Once you've pushed as much grout as you can into the spaces between the tiles, let it sit for a few minutes. Then use the sponge to wipe off the tiles. You're going to do this several times. I didn't use water at ALL during this step, but some people swear by it. The key is to rub the grout OFF the tiles, and INTO the cracks.
You can also use old rags for this step. It's gonna get messy, and little bits of sand and grout are gonna fly around. So keep a shop vac near by for this part.
Keep rubbing until the surface tiles are almost totally clean-then switch to a clean rag or towel to give the final buff. Let it sit for a day or two, and re-buff if needed. Grouting the entire mosaic took me only about 3 hours, but I didn't protect my hands and fingers well to start with and I ended up slicing open a few of my fingertips pretty good. Please, be sure to wear gloves ALL the time, and keep your tools (HANDS) protected!!
My Dad and I packed up his SUV with the panels, with a layer of cardboard between each one for extra protection. We drove them down, during a crazy snowstorm, to the construction site.
When I got to the site, the guys had already finished off the wall with Plywood instead of Drywall. Since the panels weighed about 45-60lbs each, this was just a precaution. If you were installing on drywall, you could use anchors instead of 2.5 inch screws like we did.
They were insistent that the edges be square, so they used a grinder wheel to get the extra bits of grout, adhesive, and stray tiles shaved down. (WEAR EYE PROTECTION!!!!!) They were also worried about the warping that had occured to the boards, so we decided to scatter screws around the piece to make sure the center of each board wouldn't bow out.
We put up a 'cleat' to make sure they were being installed level, and threw some liquid nails on the back as well.
Two screws in each corner, and a few scattered around in wider gaps to make the center parts 'stick' to the wall, and that was it!
After the install was complete, I used adhesive to fill over the screws, and then came back a few days later to grout the join lines.

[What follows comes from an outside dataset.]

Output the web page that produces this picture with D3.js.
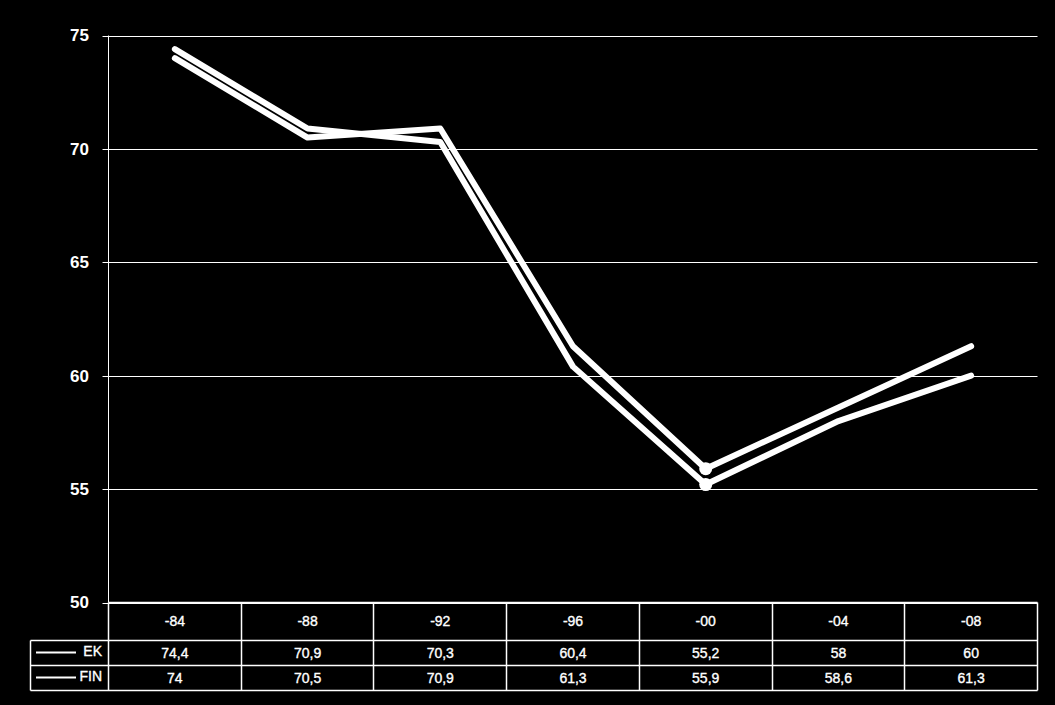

See the white outline tiles in each corner of each panel, along the middle and top and bottom? Those are the 'new tiles'.
So the guys put up some painted 1x6's to act as a frame, and a grouting guide, and I came back and mixed up some grout in a water bottle to finish it off. Same process as before, except now I was working on a vertical surface, so I had to put down some construction plastic on the floor to catch the dropping blobs of grout, and blue painter's tape on the frame to keep the black grout off of it. I also threw some grout over the screws that were really visible-but since they were black screws in black grout, they mostly disappear.
I bought some white pre-mixed grout that was actually adhesive AND grout, and I wasn't at all happy with that product. I wouldn't recommend it, it was way too glue-y for me and it stuck to the tile surfaces more than the other sanded grout. Ish.
The guys recommended that if I ever do this again (and I hope to!) that I could get away with using a much lighter weight (and cheaper) cement backer board, because this will never actually come in contact with water. I was using Durock because that was what was recommended to me, and apart from its size, weight, and horrible fumes while cutting, it wasn't actually that bad to use. They also recommended I make a box out of 1x6's to keep the edges 'clean' to begin with, so I won't have to grind the edges down for the next one.
If anyone wants to tackle a project like this, I hope it's been inspirational. It's by far the largest-scale mosaic mural I had ever attempted, and I learned a lot of really valuable techniques by reading everything I could at the book store-then trying it out-and seeing what worked for me!
Visit it at the new Dunn Brothers' Coffee Shop on Washington at Cedar in Minneapolis. It's directly across from the Alumni Center, and adjacent to an Erbert's and Gerbert's sub shop.